Die Sowjetunion und die Welt im Kalten Krieg: Neue Forschungsperspektiven auf eine vermeintlich hermetisch abgeschottete Gesellschaft
Title: Die Sowjetunion und die Welt im Kalten Krieg: Neue Forschungsperspektiven auf eine vermeintlich hermetisch abgeschottete Gesellschaft
Author: RUPPRECHT, Tobias
Citation: Jahrbücher für Geschichte Osteuropas, 2010, 58, 3, 381-399
Until recently, research in the field of Soviet social history on the one side and Cold War historiography on the other side went separate ways. Experts on the Soviet Union focused on the inner history of primarily Stalinism, whereas diplomatic and military historians dominated Cold War research with a strong bias for the Western perspective. This research reports seeks to give an overview of contemporary scholarship that tries to overcome that divide, outlining new trajectories and pointing at potential backlogs. In a first step, it presents a number of new monographs on the Cold War and asks to which extent they incorporate the Soviet point of view and social historical phenomena of the so called home front of the Cold War. Most research on the Cold War now uses a multiperspective approach, it gives analytical room also to actors on the Soviet and Third World side of the conflict, it takes their ideological mindsets seriously and it has discovered cultural diplomacy as a meaningful source to reconstruct them. Repercussions on Soviet society beyond political decision makers and party ideologues, however, are still largely absent from most Cold War monographs.

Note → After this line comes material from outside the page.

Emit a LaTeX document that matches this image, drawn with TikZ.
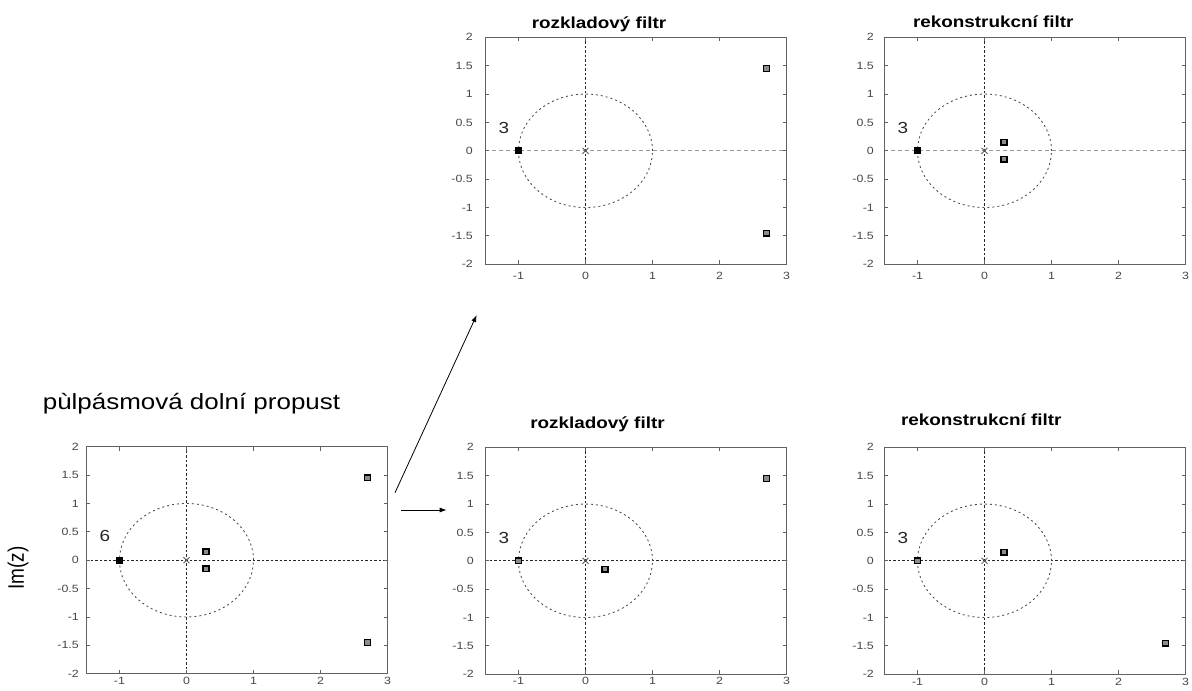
\documentclass[tikz,border=0pt]{standalone}
\usepackage{fontspec}
\setmainfont{Liberation Sans}
\usetikzlibrary{arrows.meta}
\newcommand{\sx}[1]{\scalebox{1.18}[1]{#1}}
\tikzset{
  boxst/.style={draw=black!62, line width=1pt},
  tickst/.style={draw=black!62, line width=0.9pt},
  ticklab/.style={inner sep=0pt, text=black!72, font=\fontsize{10.5}{12}\selectfont},
  vax/.style={draw=black!85, line width=0.9pt, dash pattern=on 2.5pt off 2pt},
  hax/.style={draw=black!85, line width=0.9pt, dash pattern=on 2.5pt off 2pt},
  hgray/.style={draw=black!40, line width=1.1pt, dash pattern=on 4pt off 3pt},
  unitc/.style={draw=black!70, line width=0.85pt, dash pattern=on 2pt off 3pt},
  polest/.style={draw=black!65, line width=0.8pt},
  zero/.style={rectangle, draw=black, fill=black!45, line width=1.4pt, minimum width=6pt, minimum height=5.5pt, inner sep=0pt},
  zerof/.style={zero, fill=black},
  mult/.style={inner sep=0pt, text=black!85, font=\fontsize{16}{18}\selectfont},
  ttl/.style={anchor=base, inner sep=0pt, font=\bfseries\fontsize{16}{18}\selectfont},
  arr/.style={-{Latex[length=7pt,width=5pt]}, line width=0.8pt, black}
}
% #1 left, #2 top, #3 horizontal axis style, #4 x-label gap, #5 y-label gap, #6 name prefix, #7 markers
\newcommand{\zpl}[7]{%
\begin{scope}[shift={({#1pt+100.5pt},{-#2pt-113.5pt})}, x=67pt, y=56.75pt]
  \draw[vax] (0,-2) -- (0,2);
  \draw[#3] (-1.5,0) -- (3,0);
  \draw[unitc] (0,0) circle[x radius=1, y radius=1];
  \draw[polest] (0,0) ++(-3pt,-3pt) -- ++(6pt,6pt) (0,0) ++(-3pt,3pt) -- ++(6pt,-6pt);
  \draw[boxst] (-1.5,-2) rectangle (3,2);
  \foreach \t [count=\i] in {-1,0,1,2,3}{
    \draw[tickst] (\t,-2) -- ++(0,4pt);
    \draw[tickst] (\t,2) -- ++(0,-4pt);
    \node[ticklab, anchor=north, yshift=-#4pt] (#6x\i) at (\t,-2) {\sx{\t}};
  }
  \foreach \t [count=\i] in {-2,-1.5,-1,-0.5,0,0.5,1,1.5,2}{
    \draw[tickst] (-1.5,\t) -- ++(4pt,0);
    \draw[tickst] (3,\t) -- ++(-4pt,0);
    \node[ticklab, anchor=east, xshift=-#5pt] (#6y\i) at (-1.5,\t) {\sx{\t}};
  }
  #7
\end{scope}}

\begin{document}
\begin{tikzpicture}[x=1pt,y=-1pt]
\useasboundingbox (0,0) rectangle (1192,691);
\fill[white] (0,0) rectangle (1192,691);

% bottom-left: half-band low-pass
\zpl{86}{446.7}{hax}{3}{7}{A}{%
  \node[zerof] (Az1) at (-1,0) {};
  \node[zero] (Az2) at (0.29,0.15) {};
  \node[zero] (Az3) at (0.29,-0.15) {};
  \node[zero] (Az4) at (2.7,1.45) {};
  \node[zero] (Az5) at (2.7,-1.45) {};
  \node[mult] (Am) at (-1.22,0.42) {\sx{6}};
}
% top-middle
\zpl{485}{37.3}{hgray}{8}{12}{B}{%
  \node[zerof] (Bz1) at (-1,0) {};
  \node[zero] (Bz2) at (2.7,1.45) {};
  \node[zero] (Bz3) at (2.7,-1.45) {};
  \node[mult] (Bm) at (-1.22,0.4) {\sx{3}};
}
% top-right
\zpl{884}{37.3}{hgray}{8}{10}{C}{%
  \node[zerof] (Cz1) at (-1,0) {};
  \node[zero] (Cz2) at (0.29,0.15) {};
  \node[zero] (Cz3) at (0.29,-0.15) {};
  \node[mult] (Cm) at (-1.22,0.4) {\sx{3}};
}
% bottom-middle
\zpl{485}{447.3}{hax}{3}{11}{D}{%
  \node[zero] (Dz1) at (-1,0) {};
  \node[zero] (Dz2) at (0.29,-0.15) {};
  \node[zero] (Dz3) at (2.7,1.45) {};
  \node[mult] (Dm) at (-1.22,0.4) {\sx{3}};
}
% bottom-right
\zpl{884}{447.3}{hax}{3.5}{10}{E}{%
  \node[zero] (Ez1) at (-1,0) {};
  \node[zero] (Ez2) at (0.29,0.15) {};
  \node[zero] (Ez3) at (2.7,-1.45) {};
  \node[mult] (Em) at (-1.22,0.4) {\sx{3}};
}

% titles
\node[anchor=base, inner sep=0pt, font=\fontsize{22}{26}\selectfont] (tA) at (191.5,409) {\sx{pùlpásmová dolní propust}};
\node[ttl] (tB) at (599,28) {\sx{rozkladový filtr}};
\node[ttl] (tC) at (993.3,27.3) {\sx{rekonstrukcní filtr}};
\node[ttl] (tD) at (597.5,428.3) {\sx{rozkladový filtr}};
\node[ttl] (tE) at (981.3,425) {\sx{rekonstrukcní filtr}};
\node[inner sep=0pt, rotate=90, font=\fontsize{19}{22}\selectfont] (ylab) at (18,568) {\scalebox{1}[1.18]{Im(z)}};

% arrows
\coordinate (a1s) at (395,492.7);
\coordinate (a1e) at (476.7,315);
\coordinate (a2s) at (401,510);
\coordinate (a2e) at (446.7,510);
\draw[arr] (a1s) -- (a1e);
\draw[arr] (a2s) -- (a2e);
\end{tikzpicture}
\end{document}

The second paragraph then changes perspectives, assembling recent literature from historians of the Soviet Union who have transnationally broadened their view and analysed aspects of relations between the Soviet Union and the (Third) World. While most work is still traditional diplomatic history, there is also a tendency towards an examination of individual and group interactions across the Iron Curtain, and of Soviet perceptions of the world abroad through modern media and literature. A last paragraph finally discusses the contribution a transnationally amended Soviet history could make to the debate on global history. The Soviet path to modernity did not happen in a completely sealed-off world, it shared indeed many phenomena with the Western one. At the same time, a global history of the second half of the 20th century needs to consider the world wide fascination for and fear of the Soviet economic and social project.